Pantheon Macroeconomics Chief Emerging Asia Economist Miguel Chanco said they expect the central bank to deliver another 25-bp cut later this month.

“We’re sticking to our below-consensus view that the BSP’s benchmark rate will end 2025 at 4.75%, implying three more 25-bp rate cuts, including the next in two weeks’ time.”

BSP Governor Eli M. Remolona, Jr. has said a 25-bp cut remains on the table at the Monetary Board’s June 19 policy review.

On the other hand, HSBC economist for ASEAN Aris D. Dacanay said the central bank could consider holding rates steady.

“Our baseline scenario is for the BSP to pause its easing cycle in June as the central bank waits for more details regarding the US’ proposed tariff measures,” he said.

“The BSP does have the privilege to take a measured approach given how insulated the economy is to any headwind in trade.”
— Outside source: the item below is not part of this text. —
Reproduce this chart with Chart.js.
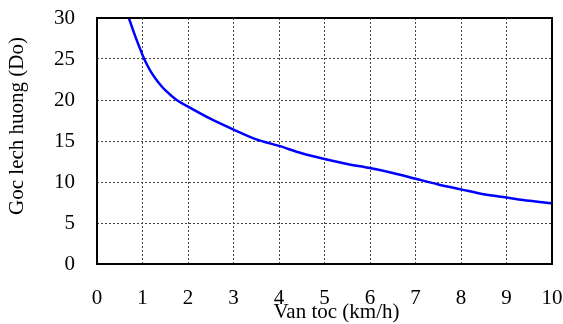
<!DOCTYPE html>
<html>
<head>
<meta charset="utf-8">
<script src="https://cdn.jsdelivr.net/npm/chart.js@4"></script>
<style>
    html, body { margin: 0; padding: 0; background: #ffffff; }
    #chart-wrap { width: 563px; height: 324px; }
</style>
</head>
<body>
<div id="chart-wrap"><canvas id="chart-angle"></canvas></div>
<script>
// speed (km/h) and heading deviation angle (degrees)
const speedValues = [0.7, 0.8, 0.9, 1.0, 1.1, 1.2, 1.3, 1.4, 1.5, 1.75, 2, 2.5, 3, 3.5, 4, 4.5, 5, 5.5, 6, 6.5, 7, 7.5, 8, 8.5, 9, 9.5, 10];
const angleValues = [30, 28.4, 26.9, 25.5, 24.3, 23.3, 22.5, 21.8, 21.2, 20.0, 19.2, 17.7, 16.4, 15.2, 14.4, 13.5, 12.8, 12.2, 11.7, 11.1, 10.4, 9.7, 9.1, 8.5, 8.1, 7.7, 7.4];
const xTicks = [0, 1, 2, 3, 4, 5, 6, 7, 8, 9, 10];
const yTicks = [0, 5, 10, 15, 20, 25, 30];
const xTitle = 'Van toc (km/h)';
const yTitle = 'Goc lech huong (Do)';

const FONT = "'Liberation Serif', 'Times New Roman', serif";
const FONT_SIZE = 21;

// frame + axis titles
const framePlugin = {
    id: 'frame',
    afterDraw(chart) {
        const ctx = chart.ctx;
        const a = chart.chartArea;
        ctx.save();
        ctx.strokeStyle = '#000000';
        ctx.lineWidth = 2;
        ctx.strokeRect(a.left, a.top, a.right - a.left, a.bottom - a.top);

        ctx.fillStyle = '#000000';
        ctx.font = FONT_SIZE + 'px ' + FONT;
        ctx.textAlign = 'center';
        ctx.textBaseline = 'middle';
        ctx.fillText(xTitle, (a.left + a.right) / 2 + 12, chart.height - 12);

        ctx.translate(17, (a.top + a.bottom) / 2 - 15);
        ctx.rotate(-Math.PI / 2);
        ctx.fillText(yTitle, 0, 0);
        ctx.restore();
    }
};

// keep tick labels from pushing the plot area around
function noPadding(scale) {
    scale.paddingTop = 0;
    scale.paddingBottom = 0;
    scale.paddingLeft = 0;
    scale.paddingRight = 0;
}

const points = speedValues.map((v, i) => ({ x: v, y: angleValues[i] }));

new Chart('chart-angle', {
    type: 'line',
    plugins: [framePlugin],
    data: {
        datasets: [{
            data: points,
            borderColor: '#0000ff',
            borderWidth: 2.5,
            pointRadius: 0,
            fill: false,
            cubicInterpolationMode: 'monotone'
        }]
    },
    options: {
        responsive: true,
        maintainAspectRatio: false,
        animation: false,
        layout: { padding: { top: 18, right: 11, left: 0, bottom: 0 } },
        plugins: {
            legend: { display: false },
            tooltip: { enabled: false }
        },
        scales: {
            x: {
                type: 'linear',
                min: 0,
                max: 10,
                afterBuildTicks: (scale) => { scale.ticks = xTicks.map(v => ({ value: v })); },
                afterFit: (scale) => { scale.height = 60; noPadding(scale); },
                ticks: {
                    color: '#000000',
                    font: { family: FONT, size: FONT_SIZE },
                    padding: 22,
                    maxRotation: 0
                },
                grid: {
                    color: '#444444',
                    lineWidth: 1,
                    drawTicks: false
                },
                border: { display: false, dash: [2, 2] }
            },
            y: {
                min: 0,
                max: 30,
                afterBuildTicks: (scale) => { scale.ticks = yTicks.map(v => ({ value: v })); },
                afterFit: (scale) => { scale.width = 97; noPadding(scale); },
                ticks: {
                    color: '#000000',
                    font: { family: FONT, size: FONT_SIZE },
                    padding: 22
                },
                grid: {
                    color: '#444444',
                    lineWidth: 1,
                    drawTicks: false
                },
                border: { display: false, dash: [2, 2] }
            }
        }
    }
});
</script>
</body>
</html>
However, the well-below target inflation increased the chances of a June cut, he said, especially with weaker-than-anticipated growth in the fourth quarter.

“The peso’s relative strength may have also given the BSP room to cut policy rates regardless of whether the Fed cuts rates or not. That being said, the June Monetary Board meeting will likely be a tough call.”

He said other risks to inflation that need monitoring include the bill seeking a P200 across-the-board minimum wage hike for workers in the private sector, which was approved by the House of Representatives on third and final reading on Wednesday.

“Furthermore, policymakers are mulling the possibility of raising the tariff rates on rice based on the seasonality of the crop. If this materializes, there might be large implications in the inflation outlook, enough for the BSP to reconsider the pace of its easing cycle,” Mr. Dacanay added.